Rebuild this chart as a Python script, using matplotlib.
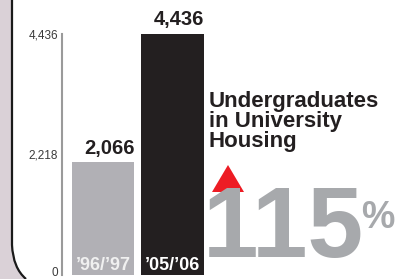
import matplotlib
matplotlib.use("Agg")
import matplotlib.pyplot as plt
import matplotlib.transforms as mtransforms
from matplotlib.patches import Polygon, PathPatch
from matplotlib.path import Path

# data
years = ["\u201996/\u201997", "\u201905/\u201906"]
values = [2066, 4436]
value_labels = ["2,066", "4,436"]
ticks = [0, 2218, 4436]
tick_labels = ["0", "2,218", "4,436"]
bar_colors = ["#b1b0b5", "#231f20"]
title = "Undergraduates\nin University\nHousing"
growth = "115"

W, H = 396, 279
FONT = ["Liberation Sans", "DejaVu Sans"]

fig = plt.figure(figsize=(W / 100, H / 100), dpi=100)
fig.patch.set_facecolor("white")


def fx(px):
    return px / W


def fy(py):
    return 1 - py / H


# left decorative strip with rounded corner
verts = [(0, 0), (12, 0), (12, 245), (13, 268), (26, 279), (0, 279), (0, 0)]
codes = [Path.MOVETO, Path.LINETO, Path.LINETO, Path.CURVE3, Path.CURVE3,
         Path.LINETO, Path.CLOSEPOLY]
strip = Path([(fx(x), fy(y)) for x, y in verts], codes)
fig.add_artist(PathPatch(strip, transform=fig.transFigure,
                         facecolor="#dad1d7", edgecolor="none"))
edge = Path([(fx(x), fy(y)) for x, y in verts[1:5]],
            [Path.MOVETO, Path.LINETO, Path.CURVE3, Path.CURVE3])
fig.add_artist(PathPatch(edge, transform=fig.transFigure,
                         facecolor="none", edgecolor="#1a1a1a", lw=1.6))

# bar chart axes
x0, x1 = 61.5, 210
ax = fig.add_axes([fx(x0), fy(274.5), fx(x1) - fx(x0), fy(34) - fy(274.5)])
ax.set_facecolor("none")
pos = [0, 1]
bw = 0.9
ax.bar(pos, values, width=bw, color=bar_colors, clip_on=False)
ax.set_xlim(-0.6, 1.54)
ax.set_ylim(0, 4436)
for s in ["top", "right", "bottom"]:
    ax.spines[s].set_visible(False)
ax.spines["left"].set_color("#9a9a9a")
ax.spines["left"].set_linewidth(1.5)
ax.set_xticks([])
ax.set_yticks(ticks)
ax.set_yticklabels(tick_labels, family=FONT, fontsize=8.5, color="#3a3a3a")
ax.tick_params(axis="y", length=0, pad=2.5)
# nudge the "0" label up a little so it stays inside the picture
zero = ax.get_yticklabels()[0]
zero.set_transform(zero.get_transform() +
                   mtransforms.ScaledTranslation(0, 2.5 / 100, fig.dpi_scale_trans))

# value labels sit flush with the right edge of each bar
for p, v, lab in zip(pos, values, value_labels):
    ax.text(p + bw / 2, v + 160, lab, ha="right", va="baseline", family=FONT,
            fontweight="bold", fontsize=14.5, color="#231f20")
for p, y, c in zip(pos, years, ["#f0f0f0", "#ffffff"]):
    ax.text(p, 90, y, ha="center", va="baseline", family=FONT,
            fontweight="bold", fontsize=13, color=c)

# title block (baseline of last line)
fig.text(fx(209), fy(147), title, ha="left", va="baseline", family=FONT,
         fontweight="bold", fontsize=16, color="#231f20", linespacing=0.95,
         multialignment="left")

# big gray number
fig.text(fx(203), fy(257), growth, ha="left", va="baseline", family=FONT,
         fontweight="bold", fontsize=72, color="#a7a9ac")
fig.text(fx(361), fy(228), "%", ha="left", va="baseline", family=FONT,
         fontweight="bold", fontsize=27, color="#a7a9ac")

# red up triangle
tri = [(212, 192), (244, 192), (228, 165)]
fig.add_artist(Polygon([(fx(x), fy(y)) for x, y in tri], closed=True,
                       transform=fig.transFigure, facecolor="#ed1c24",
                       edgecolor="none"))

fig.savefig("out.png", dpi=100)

■ **CHALLENGE**:
Copy the material exactly. Do not include the pictures.

■ **REPLY**:
Rebuild this chart as a Python script, using matplotlib.
import matplotlib
matplotlib.use("Agg")
import matplotlib.pyplot as plt
import matplotlib.transforms as mtransforms
from matplotlib.patches import Polygon, PathPatch
from matplotlib.path import Path

# data
years = ["\u201996/\u201997", "\u201905/\u201906"]
values = [2066, 4436]
value_labels = ["2,066", "4,436"]
ticks = [0, 2218, 4436]
tick_labels = ["0", "2,218", "4,436"]
bar_colors = ["#b1b0b5", "#231f20"]
title = "Undergraduates\nin University\nHousing"
growth = "115"

W, H = 396, 279
FONT = ["Liberation Sans", "DejaVu Sans"]

fig = plt.figure(figsize=(W / 100, H / 100), dpi=100)
fig.patch.set_facecolor("white")


def fx(px):
    return px / W


def fy(py):
    return 1 - py / H


# left decorative strip with rounded corner
verts = [(0, 0), (12, 0), (12, 245), (13, 268), (26, 279), (0, 279), (0, 0)]
codes = [Path.MOVETO, Path.LINETO, Path.LINETO, Path.CURVE3, Path.CURVE3,
         Path.LINETO, Path.CLOSEPOLY]
strip = Path([(fx(x), fy(y)) for x, y in verts], codes)
fig.add_artist(PathPatch(strip, transform=fig.transFigure,
                         facecolor="#dad1d7", edgecolor="none"))
edge = Path([(fx(x), fy(y)) for x, y in verts[1:5]],
            [Path.MOVETO, Path.LINETO, Path.CURVE3, Path.CURVE3])
fig.add_artist(PathPatch(edge, transform=fig.transFigure,
                         facecolor="none", edgecolor="#1a1a1a", lw=1.6))

# bar chart axes
x0, x1 = 61.5, 210
ax = fig.add_axes([fx(x0), fy(274.5), fx(x1) - fx(x0), fy(34) - fy(274.5)])
ax.set_facecolor("none")
pos = [0, 1]
bw = 0.9
ax.bar(pos, values, width=bw, color=bar_colors, clip_on=False)
ax.set_xlim(-0.6, 1.54)
ax.set_ylim(0, 4436)
for s in ["top", "right", "bottom"]:
    ax.spines[s].set_visible(False)
ax.spines["left"].set_color("#9a9a9a")
ax.spines["left"].set_linewidth(1.5)
ax.set_xticks([])
ax.set_yticks(ticks)
ax.set_yticklabels(tick_labels, family=FONT, fontsize=8.5, color="#3a3a3a")
ax.tick_params(axis="y", length=0, pad=2.5)
# nudge the "0" label up a little so it stays inside the picture
zero = ax.get_yticklabels()[0]
zero.set_transform(zero.get_transform() +
                   mtransforms.ScaledTranslation(0, 2.5 / 100, fig.dpi_scale_trans))

# value labels sit flush with the right edge of each bar
for p, v, lab in zip(pos, values, value_labels):
    ax.text(p + bw / 2, v + 160, lab, ha="right", va="baseline", family=FONT,
            fontweight="bold", fontsize=14.5, color="#231f20")
for p, y, c in zip(pos, years, ["#f0f0f0", "#ffffff"]):
    ax.text(p, 90, y, ha="center", va="baseline", family=FONT,
            fontweight="bold", fontsize=13, color=c)

# title block (baseline of last line)
fig.text(fx(209), fy(147), title, ha="left", va="baseline", family=FONT,
         fontweight="bold", fontsize=16, color="#231f20", linespacing=0.95,
         multialignment="left")

# big gray number
fig.text(fx(203), fy(257), growth, ha="left", va="baseline", family=FONT,
         fontweight="bold", fontsize=72, color="#a7a9ac")
fig.text(fx(361), fy(228), "%", ha="left", va="baseline", family=FONT,
         fontweight="bold", fontsize=27, color="#a7a9ac")

# red up triangle
tri = [(212, 192), (244, 192), (228, 165)]
fig.add_artist(Polygon([(fx(x), fy(y)) for x, y in tri], closed=True,
                       transform=fig.transFigure, facecolor="#ed1c24",
                       edgecolor="none"))

fig.savefig("out.png", dpi=100)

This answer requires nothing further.